Output solely the number of lines containing the string "matplotlib".

>> start MATERIAL PROVIDED

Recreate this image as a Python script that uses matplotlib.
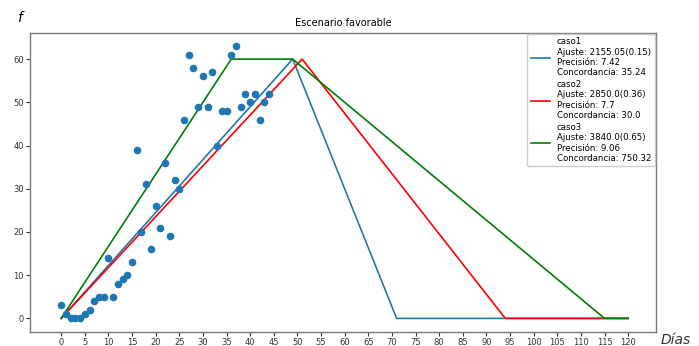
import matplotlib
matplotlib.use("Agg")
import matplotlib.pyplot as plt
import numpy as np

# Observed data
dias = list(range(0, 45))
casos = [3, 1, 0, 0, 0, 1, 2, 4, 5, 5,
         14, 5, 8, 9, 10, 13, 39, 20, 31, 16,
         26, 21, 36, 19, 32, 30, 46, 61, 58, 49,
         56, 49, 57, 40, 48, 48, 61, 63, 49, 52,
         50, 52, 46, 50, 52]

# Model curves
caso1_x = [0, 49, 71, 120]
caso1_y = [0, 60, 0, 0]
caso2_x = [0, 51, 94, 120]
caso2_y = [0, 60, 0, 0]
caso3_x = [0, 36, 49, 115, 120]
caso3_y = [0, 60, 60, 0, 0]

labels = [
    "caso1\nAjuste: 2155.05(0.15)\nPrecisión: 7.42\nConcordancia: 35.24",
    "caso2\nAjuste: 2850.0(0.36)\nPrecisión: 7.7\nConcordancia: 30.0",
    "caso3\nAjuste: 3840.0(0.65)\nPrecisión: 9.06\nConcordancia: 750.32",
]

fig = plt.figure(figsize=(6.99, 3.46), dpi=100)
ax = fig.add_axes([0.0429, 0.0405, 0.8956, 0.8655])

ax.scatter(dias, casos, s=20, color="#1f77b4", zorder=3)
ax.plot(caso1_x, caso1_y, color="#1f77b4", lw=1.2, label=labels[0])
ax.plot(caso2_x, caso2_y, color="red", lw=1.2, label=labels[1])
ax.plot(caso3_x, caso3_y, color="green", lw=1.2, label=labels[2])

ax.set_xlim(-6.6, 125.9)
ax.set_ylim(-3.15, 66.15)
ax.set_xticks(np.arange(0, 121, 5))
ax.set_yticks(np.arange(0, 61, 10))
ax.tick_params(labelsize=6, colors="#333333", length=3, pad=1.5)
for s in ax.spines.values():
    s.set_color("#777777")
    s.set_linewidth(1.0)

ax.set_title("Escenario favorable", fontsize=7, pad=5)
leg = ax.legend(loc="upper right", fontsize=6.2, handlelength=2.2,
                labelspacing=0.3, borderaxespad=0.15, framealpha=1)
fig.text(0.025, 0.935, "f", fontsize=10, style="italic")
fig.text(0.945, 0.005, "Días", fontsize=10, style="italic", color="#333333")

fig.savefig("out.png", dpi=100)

>> end MATERIAL PROVIDED

**SOLUTION TO THE EXERCISE**: 4